EURJPY is the ticker symbol for the euro and Japanese yen exchange rate. By combining the popular EUR and the volatile JPY, the EURJPY has become a favourite currency pair of many forex traders.
The pair is also referred to as ‘Euppy’, pronounced as ‘Yuppy,’ and is currently, as of October 2019, the seventh most traded asset in the forex market. The EURJPY is a ‘cross pair’, and it falls under the ‘minors’ group in the forex market.
In the EURJPY forex rate, the EUR is the base currency, while the JPY is the quote currency. This means that at any given time, the price of the EURJPY represents the number of Japanese yen it would take to exchange for one euro.
History of the EURJPY
Only introduced in 1999, the euro is truly a modern currency and serves as the official currency of the European Union, the largest economic region in the world.
Its introduction realised an age-old ambition of forming a common currency that would stabilise the European economy, give consumers more freedom and promoting overall monetary cooperation.
Still, in its short life, the euro has had its fair share of political and economic challenges. But it has risen to become the second most traded currency in the world, just behind the US dollar (USD), and remains as such, as of October 2019.
It faced its first major test in 2008 when the Eurozone entered a recession. There would be further threats after this as major member states, such as Greece, Italy and Spain who faced complex debt crises and piled even more pressure on the common currency.
The Japanese yen is the third most traded currency in the world, as of October 2019, and unlike the euro, it has printed some mileage. It was first adopted by the Mejji government in 1871 and has survived through two World Wars, with Japan’s advanced industrial base propelling the yen to global prominence.
As a major export nation, Japan has seen some government interference on the yen; the most notable one being the 2012 devaluation which was kick-started by Prime Minister Shinzo Abe that was termed ‘Abenomics’ within financial circles.
EURJPY Price History
Since its introduction, the EURJPY has seen considerable volatility and massive trends. The pair printed its all-time low of circa 90.00 in October 2000. It then started a multi-year uptrend that saw it attain an all-time high of 169.78 in July 2008.

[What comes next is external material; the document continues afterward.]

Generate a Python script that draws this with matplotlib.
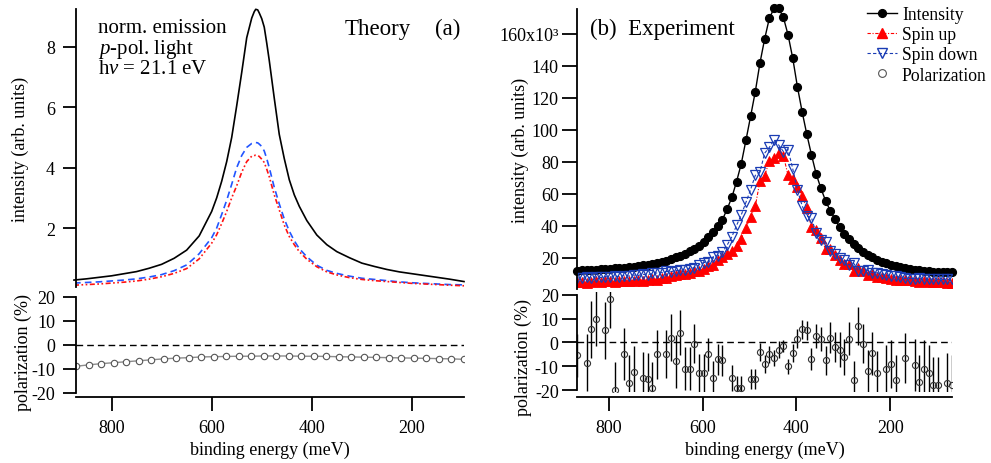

The 2008 Great Recession piled pressure on the pair, which quickly tumbled to circa 115.00 by February 2009. The yen continued to strengthen, dragging the EURJPY price to a low of circa 95.00 by July 2012.
Then ‘Abenomics’ kicked in! The EURJPY quickly climbed to circa 120.00 by January 2013, with the uptrend overextending to circa 150.00 by December 2014. Since then, up until late 2019, the pair has traded between 110.00 and 140.00.
Why Trade EURJPY
The EURJPY pair has always displayed decent volatility in most trading sessions. This ensures that traders can find multiple trading opportunities when trading the pair.
- Low Spreads
Most Japanese crosses usually have relatively higher spreads. But the EURJPY is always available at low, competitive spreads, which effectively lowers your overall trading costs.
- Stock Indicator
The EURJPY is considered a leading indicator for stocks globally. The correlation has always proved to be effective, with the pair rising when stocks are trending higher, and the risk is on. In a risk-off environment, the EURJPY will generally fall and signal tumbling stock prices.
Major Bodies Influencing EURJPY
Bank of Japan
The Bank of Japan (BoJ) is the biggest influence on the Japanese yen. Watch out for the monthly interest rates announcements, as well as its involvement in the bond market. In recent years, Japan has implemented the most aggressive Quantitative Easing program in the world, which has resulted in a weaker yen overall.
European Central Bank
The European Central Bank (ECB) also releases rates and the accompanying rate statement monthly. ECB is also an active player in the market, and has, as well, implemented periodic Quantitative Easing when the Eurozone has shown signs of slowdown. The ECB also makes major decisions on individual member states, such as borrowing or strategic stimulus packages, which may have an impact on the euro and consequently, the EURJPY rate.
Japan Statistics Bureau
The JPY is a news sensitive currency, which makes it important for EURJPY traders to track major data releases by the Japan Statistics Bureau. Important news to watch out for include Trade Balance numbers, GDP figures and the Consumer Price Index.
Japan Meteorological Agency
Japan is prone to natural disasters that can shatter major sectors of its economy. It is prudent to particularly track severe earthquake warnings delivered by the Earthquake Early Warning (EEW) system because they can pressure the JPY lower.
The EURJPY has a positive correlation with the CHFJPY, EURUSD and USDJPY. A positive correlation implies that the EURJPY will tend to mirror similar price movements with the correlated assets. It also has a negative correlation with the USDCHF; which means that when the EURJPY rises, the USDCHF will tend to fall, and vice versa.